What are Street Tacos?
Street Tacos are a favorite in Southern California. Arguably the best tacos are the super simple carne asada street tacos. They consist of tender carne asada, white onions, cilantro, and cotija cheese on a soft corn tortilla, served with a slice of lime. These are the flavors that inspired this recipe.
What to Serve With Street Taco Pizza
I highly recommend serving each slice of pizza with a lime wedge that each person can freshly squeeze all over just before eating!
My favorite drink to enjoy with this dish during the summertime is a fresh margarita. When the weather is a bit cooler a delicious Tempranillo pairs well. And of course any time is a good time to sip a Mexican lager alongside this street taco pizza!
Street Taco Pizza
- 1 Bulb/Head Roasted Garlic (about 10-12 cloves)
- 1 Roma tomato (3/4 cup – 1 cup large dice)
- 1 1/4 Cup Cilantro (divided, loosely packed)
- 1 Lime (juice and zest)
- 1/2 Teaspoon Sea Salt
- 1 Thin Crust Pizza Dough
- 1/2 lb Carne Asada
- 6 oz Jack Cheese (approx 2 cups shredded)

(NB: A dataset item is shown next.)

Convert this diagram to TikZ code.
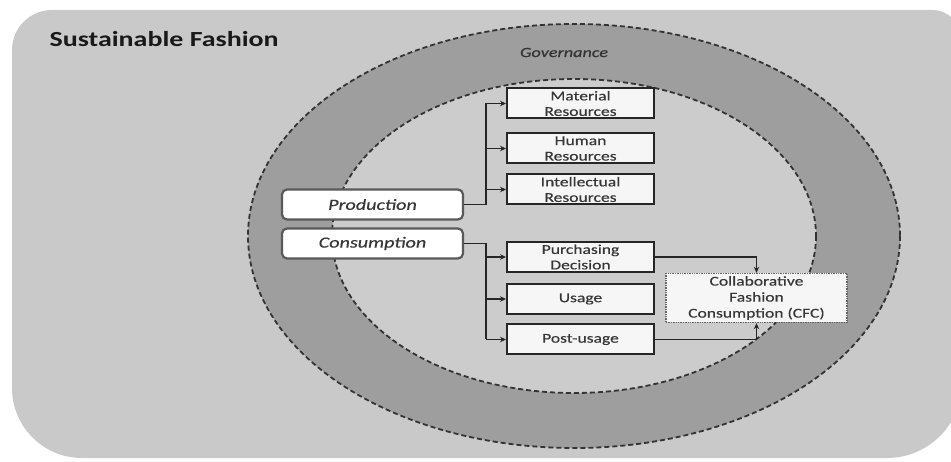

- 4 oz Cotija Cheese (approx 1 cup crumbled)
- 1/2 Cup White Onion (minced)
- Sliced Jalapeños (Optional)
- Pickled Onions (Optional)
- Cornmeal for dusting
- Mix roasted garlic, tomato, 1 cup cilantro, lime zest, 1 teaspoon lime juice, and 1/2 teaspoon sea salt in food processor until blended, set aside.
- Partially cook the carne asada on a preheated grill over high heat. Let rest for 5 minutes then dice meat. Give it a good sear, depending on the thickness about 1-2 minutes per side.
- Prepare all toppings. Shred jack cheese, crumble cotija, thinly dice white onions, chop remaining cilantro, and slice jalapeño if using.
- Roll out pizza dough and place on a pizza peel dusted with cornmeal.
- Spread tomato mixture on dough, leaving about 1 inch around the outside for crust.
- Layer the cheese and remaining toppings evenly over the sauce.
- Wet crust with remaining lime juice and sprinkle with salt (margarita, sea salt, or maldon).
- Cook until cheese is bubbly and crust is done to desired crispness.
- Use pizza peel to remove pizza from grill or oven and place on cutting board.
- Sprinkle the remaining cilantro all over, cut into 8 equal slices, and enjoy!